I always knew that I wanted to write, but for a long time I had no idea how to start. I was working in mobile marketing, touring the country with promotional campaigns, when I got a unique opportunity to blog.
I had joined this walk-across-the-country tour promoting fitness products. My job was to walk the Iams spokesdog at various points throughout the cross-country trek. The other walkers all had blogs to chronicle their adventure. I pitched a “dog blog” -- exploring the country through the eyes of a yellow lab.
Iams loved it, and that was the beginning of a long journey toward where I am today.
I leveraged that blog into a gig writing for a ‘tween magazine, and then leveraged that into a copywriting job. Over the past four years, I’ve written hundreds of articles for popular websites. I am still an active contributor to Discovery Girls Magazine, for girls 8 to 12 years old.
I started Tiny Buddha two years ago to do something meaningful with my online presence. It’s been the most rewarding writing I have ever done; but I know I wouldn’t have been prepared to start the site had I not written for so many other brands and websites first.
Was there any one situation that helped you along your way?
It certainly helped that I had some high-profile friends in the San Francisco Bay Area that supported Tiny Buddha from the beginning. With their help, I was able to expose Tiny Buddha to a wide audience on Twitter, which positioned the site for an excellent launch last year.
What is your typical day like? Does it ever change?
My day starts at around 8 a.m. On most mornings, I meditate for 15 to 20 minutes, and several times a week I jog at the park down the street.
I work from home, and right now I work a lot, so most of my day I’m on my laptop in my little office area. Since I’m writing my book, I sometimes work straight through the evening until 11 p.m. I have flexibility, so every now and then I break things up with a hike or trip to a coffee shop.
What is the most rewarding part of your job?
I love seeing comments about how much Tiny Buddha has impacted people’s lives.

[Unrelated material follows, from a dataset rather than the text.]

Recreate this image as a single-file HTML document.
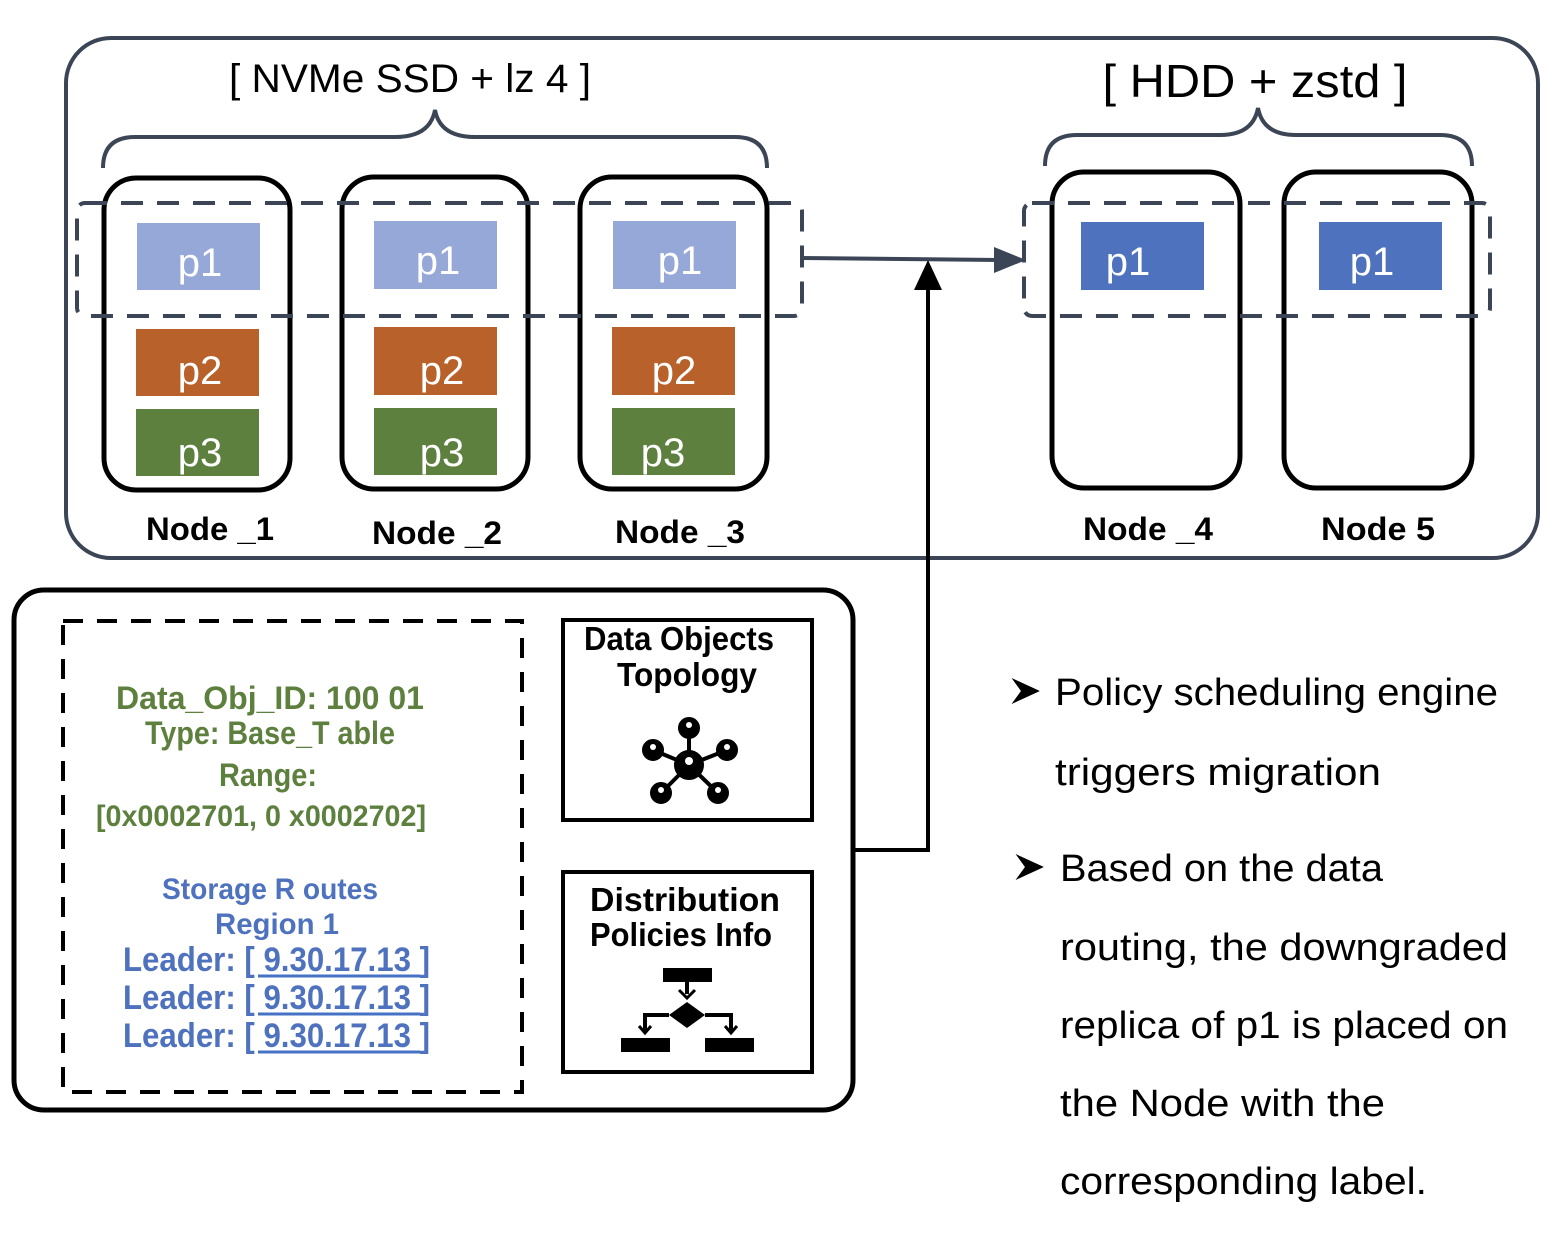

I put all my heart into the site, so it’s an amazing feeling to know it affects people in a meaningful, positive way!
What is the most challenging part?
Right now, my schedule is a little challenging. I have a lot on my plate between the site, the book and freelance work -- but I love what I do, and I know why I’m doing it. That’s what keeps me going.
What is one lesson you’ve learned in your job that sticks with you?
I have a few, actually, and you can read them here: 4 Life Changing Lessons I’ve Learned from Running Tiny Buddha
What do you feel is the biggest challenge for women today, particularly females in your industry?
There are far fewer challenges for writers now than there were in the past. With the advent of the Internet, there’s absolutely no barrier to publication. Anyone can set up a blog and start writing. If you’re passionate and good at what you do, you have boundless potential to develop an audience and share ideas that matter to you.
Of course it’s challenging to stand out. There are millions of blogs on the Web, and some niches are more saturated than others. But social media allows for some unique promotional efforts and provides instant access to potential collaborators. If you’re driven and creative, there’s no limit to what you can do.
Who are your role models?
My parents, my grandmothers and anyone who lives their life in accordance with their own values.
Is there a quote or mantra that you live by?
“If you light a lamp for someone else it will also brighten your path.” -Buddha
What advice do you have for girls who want a job like yours?
My best advice for aspiring writers is to write as much as you can. In the beginning I did a lot of low-paying writing gigs for different websites. I’ve also written my share of guest posts for other blogs for no money at all. But all those writing samples will help you get work down the line.
Can you tell us three things you love aside from your job?
Yoga, theater and traveling
Is there anything else you would like to add?
Just one more thought: Conventional wisdom says to do what you love and the money will follow. I’ve learned that isn’t universally true. Following your bliss isn’t guaranteed to be lucrative, but it’s far more likely to make you happy than the alternative. And in the end, isn’t that what it’s all about?